Many travelers wonder whether it is complicated to travel in Iran during the Ramadan, and if it is better to postpone their trip. Actually, traveling to Iran during the holy month of Ramadan presents no complications and can, on the contrary, offers interesting and unique events to participate.
Fasting during Ramadan is one of the five pillars of Islam and, thus, is observed by Muslims all over the world. It commemorates the revelation of the Quran, the holy book of Muslims, to the prophet Muhammad. The precise beginning date changes every year to coincide with the ninth month of the lunar Islamic calendar. In 2020, the Ramadan should start around the 23th of April and last about 29-30 days. During this period of time, believers fast from dawn until sunset: they do not consume any food, drinks, nor do they smoke, as well as they refrain from any behavior which could be considered as a sin.
Iran being an Islamic Republic with a large Muslim population, Ramadan is well-observed. Non-muslims are expected to follow the custom, out of respect, by not consuming foods and drinks in public. However, some people are exempted from this rule, among which travelers! Grocery stores and supermarkets remain open during the day, so it's easy to find something to eat or drink. Some restaurants might only be opened at night though. However, in most big cities, they stay opened during the day to welcome foreign tourists. Simply keep in mind that you are perfectly allowed to consume foods and drinks; and just do your best to respect other's people fasting by not eating in front of them.
Taking place during spring, the holy month has one of the best weather to travel through Iran. So as well as most restaurants in big cities stay open for tourists, all touristic sights and attractions remain open too. Just be careful about the opening hours which might slightly change. Regarding traveling by bus, train or plane, there is no substantial difference during this period of the year.
Don't get it wrong: Because people are fasting during the day, doesn't mean they avoid food for a month! The real feast starts right after sunset, when families gather to enjoy this special moment altogether. The first major meal is called "Iftar", which is the break of the fast. It usually includes fresh tasty bread, "Ash Reshteh" (a kind of nourishing soup), and "Halim" (an Iranian meat porridge).
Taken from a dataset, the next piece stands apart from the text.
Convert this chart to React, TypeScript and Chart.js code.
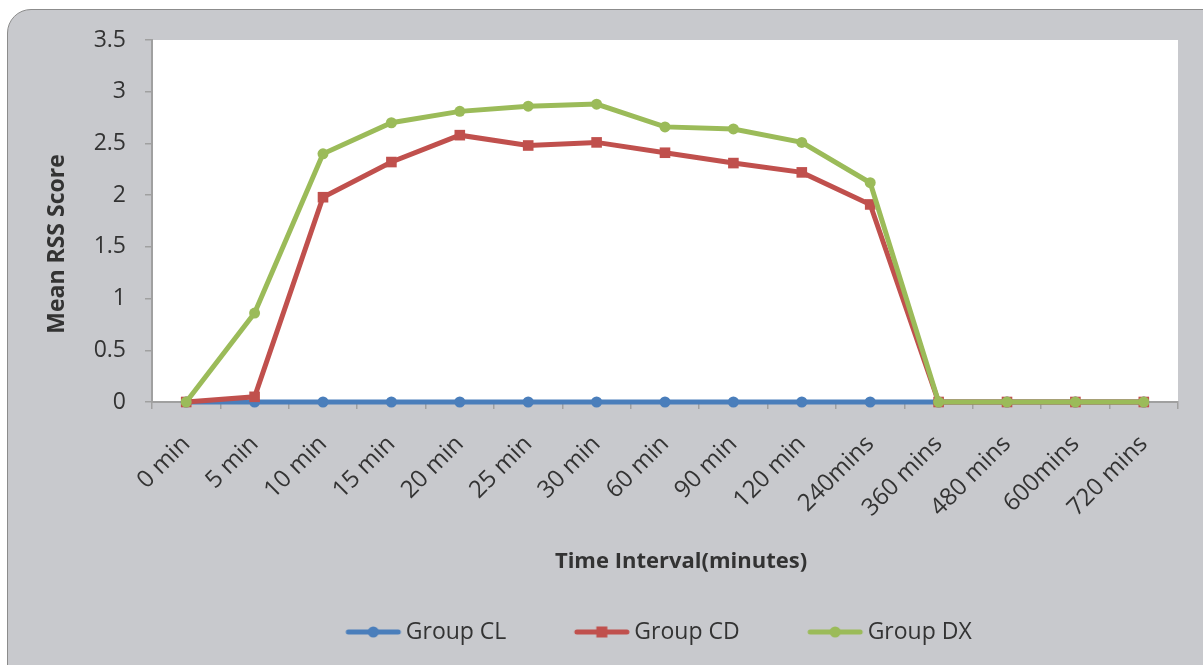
import React, { useEffect, useRef } from "react";
import { Chart, registerables } from "chart.js";

Chart.register(...registerables);

const categories = [
  "0 min", "5 min", "10 min", "15 min", "20 min", "25 min", "30 min",
  "60 min", "90 min", "120 min", "240mins", "360 mins", "480 mins", "600mins", "720 mins",
];
const groupCL = [0, 0, 0, 0, 0, 0, 0, 0, 0, 0, 0, 0, 0, 0, 0];
const groupCD = [0, 0.05, 1.98, 2.32, 2.58, 2.48, 2.51, 2.41, 2.31, 2.22, 1.91, 0, 0, 0, 0];
const groupDX = [0, 0.86, 2.4, 2.7, 2.81, 2.86, 2.88, 2.66, 2.64, 2.51, 2.12, 0, 0, 0, 0];
const seriesNames = ["Group CL", "Group CD", "Group DX"];
const yMin = 0;
const yMax = 3.5;
const yStep = 0.5;

const BLUE = "#4a7ebb";
const RED = "#c0504d";
const GREEN = "#9bbb59";
const FONT = "'Open Sans', 'Liberation Sans', sans-serif";

function makeIcon(color: string, shape: "circle" | "rect") {
  const c = document.createElement("canvas");
  c.width = 114;
  c.height = 16;
  const ctx = c.getContext("2d")!;
  ctx.strokeStyle = color;
  ctx.lineWidth = 5;
  ctx.lineCap = "round";
  ctx.beginPath();
  ctx.moveTo(29, 8);
  ctx.lineTo(79, 8);
  ctx.stroke();
  ctx.fillStyle = color;
  const cx = 54;
  if (shape === "circle") {
    ctx.beginPath();
    ctx.arc(cx, 8, 5.5, 0, Math.PI * 2);
    ctx.fill();
  } else {
    ctx.fillRect(cx - 5.5, 2.5, 11, 11);
  }
  return c;
}

function shiftTitle(scale: any, dx: number, dy: number) {
  if (scale.__shifted) return;
  const orig = scale.drawTitle.bind(scale);
  scale.drawTitle = () => {
    scale.left += dx; scale.right += dx; scale.top += dy; scale.bottom += dy;
    try { orig(); } finally {
      scale.left -= dx; scale.right -= dx; scale.top -= dy; scale.bottom -= dy;
    }
  };
  scale.__shifted = true;
}

export default function App() {
  const ref = useRef<HTMLCanvasElement>(null);

  useEffect(() => {
    if (!ref.current) return;
    const icons = [makeIcon(BLUE, "circle"), makeIcon(RED, "rect"), makeIcon(GREEN, "circle")];
    const colors = [BLUE, RED, GREEN];

    const plotBg = {
      id: "plotBg",
      beforeDraw(chart: any) {
        const { ctx, chartArea } = chart;
        ctx.save();
        ctx.fillStyle = "#ffffff";
        ctx.fillRect(chartArea.left, chartArea.top, chartArea.right - chartArea.left, chartArea.bottom - chartArea.top);
        ctx.restore();
      },
    };

    // axis titles sit slightly off-centre in the original layout
    const titleShift = {
      id: "titleShift",
      afterLayout(chart: any) {
        shiftTitle(chart.scales.y, 0, 23);
        shiftTitle(chart.scales.x, 16, 0);
      },
    };

    const mk = (i: number, data: number[], style: string, radius: number, order: number) => ({
      label: seriesNames[i],
      data,
      borderColor: colors[i],
      backgroundColor: colors[i],
      borderWidth: 5,
      pointStyle: style,
      pointRadius: radius,
      pointBorderWidth: 0,
      pointBackgroundColor: colors[i],
      tension: 0,
      clip: 12,
      order,
    });

    const chart = new Chart(ref.current, {
      type: "line",
      data: {
        labels: categories,
        datasets: [
          mk(0, groupCL, "circle", 5.5, 3),
          mk(1, groupCD, "rect", 7.5, 2),
          mk(2, groupDX, "circle", 5.5, 1),
        ],
      },
      options: {
        animation: false,
        responsive: false,
        devicePixelRatio: 1,
        layout: { padding: { left: 34, right: 25, top: 40, bottom: 11.5 } },
        plugins: {
          tooltip: { enabled: false },
          legend: {
            position: "bottom",
            fullSize: false,
            labels: {
              usePointStyle: true,
              pointStyleWidth: 36,
              padding: 80.5,
              color: "#333333",
              font: { family: FONT, size: 23 },
              sort: (a: any, b: any) => a.datasetIndex - b.datasetIndex,
              generateLabels: () =>
                seriesNames.map((n, i) => ({
                  text: n,
                  datasetIndex: i,
                  pointStyle: icons[i],
                  fillStyle: "transparent",
                  strokeStyle: "transparent",
                  lineWidth: 0,
                  hidden: false,
                  fontColor: "#333333",
                })),
            },
          },
        },
        scales: {
          x: {
            type: "category",
            offset: true,
            grid: {
              offset: true,
              display: true,
              drawOnChartArea: false,
              drawTicks: true,
              tickLength: 7,
              color: "#a0a0a0",
              lineWidth: 1.5,
            },
            border: { display: true, color: "#a0a0a0", width: 2 },
            ticks: {
              minRotation: 45,
              maxRotation: 45,
              autoSkip: false,
              padding: 21,
              color: "#333333",
              font: { family: FONT, size: 24 },
            },
            title: {
              display: true,
              text: "Time Interval(minutes)",
              color: "#333333",
              font: { family: FONT, size: 22, weight: "bold" },
              padding: { top: 0, bottom: -35.2 },
            },
            afterFit: (s: any) => {
              s.height = 138;
            },
          },
          y: {
            min: yMin,
            max: yMax,
            grid: {
              display: true,
              drawOnChartArea: false,
              drawTicks: true,
              tickLength: 7,
              color: "#a0a0a0",
              lineWidth: 1.5,
            },
            border: { display: true, color: "#a0a0a0", width: 2 },
            ticks: {
              stepSize: yStep,
              padding: 19,
              color: "#333333",
              font: { family: FONT, size: 23 },
              callback: (v: any) => String(Number(v)),
            },
            title: {
              display: true,
              text: "Mean RSS Score",
              color: "#333333",
              font: { family: FONT, size: 23, weight: "bold" },
              padding: { top: 10, bottom: 0 },
            },
            afterFit: (s: any) => {
              s.width = 152 - 34;
            },
          },
        },
      },
      plugins: [plotBg, titleShift],
    } as any);

    return () => chart.destroy();
  }, []);

  return (
    <div style={{ position: "fixed", left: 0, top: 0, width: 1203, height: 665, overflow: "hidden", background: "#ffffff" }}>
      <div
        style={{
          position: "absolute",
          left: 7,
          top: 9,
          width: 1240,
          height: 700,
          background: "#c8c9cd",
          border: "1.5px solid #8c8c8c",
          borderRadius: 24,
        }}
      />
      <canvas ref={ref} width={1203} height={665} style={{ position: "absolute", left: 0, top: 0, width: 1203, height: 665 }} />
    </div>
  );
}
Aside from that, Iranian families garnish their tables with many delicacies to celebrate this joyful moment: dates, "Halva", "Sholeh Zard" (a sweet rice pudding), "Zulbia Bamieh" (a fried doughnut with saffron and rose water), of course accompanied with Persian tea. Before the first lights of dawn takes place another important meal, called "Sahari" that is mainly considered as a light breakfast. As for Iftar, it's a copious meal, often including meat, which varies from one family to another. Each region also has its special treats, so don't miss tasting them during your trip!
As days are quieter during Ramadan, there is an increasing enthusiasm at night and the streets quickly get crowded. Cafes and restaurants stay open late, as people go out to enjoy themselves in malls and parks. In the Iranian capital, a whole street is closed every night, to serve food on a large "sofreh" (tablecoth), around which all passerbies can sit and share the meal. For the occasion, all movie theatres in Tehran also stay open until an hour before dawn, as a reflection of the vibrant nightlife during Ramadan. Everywhere in Iran, there is also a tradition called "Nazri" and that can be observed at the mosques, during which locals prepare food to offer it to poor people in the evenings.
There are some specific traditions proper to some province and cities which can be observed during Ramadan. In Mazandaran, for instance, people start fasting three days in advance, and they hold a special religious ceremony daily, just before Iftar. In Shiraz, the last Friday of Ramadan is known as "Jomeh Alwedaii". For this occasion, people gather to the mosque with the hope of fulfilling their important wishes. On this day, pregnant women come to the mosque to sew the first cloth of their future child in order to bring him or her luck. Finally, among Turkmen minorities of the northeast, some villagers observe a ceremony at half of the month. Groups of men follow a clergyman through the streets while singing a song to encourage people to pursue their fasting. They knock to the villager's doors and collect goods which then, will be redistributed to poor people.
As you can see, the holy month of Ramadan is all about sharing and embracing life. It's a joyful moment during which Iranian families gather around delicious meals and go out all night long. That's why traveling to Iran during Ramadan is such a unique and authentic experience.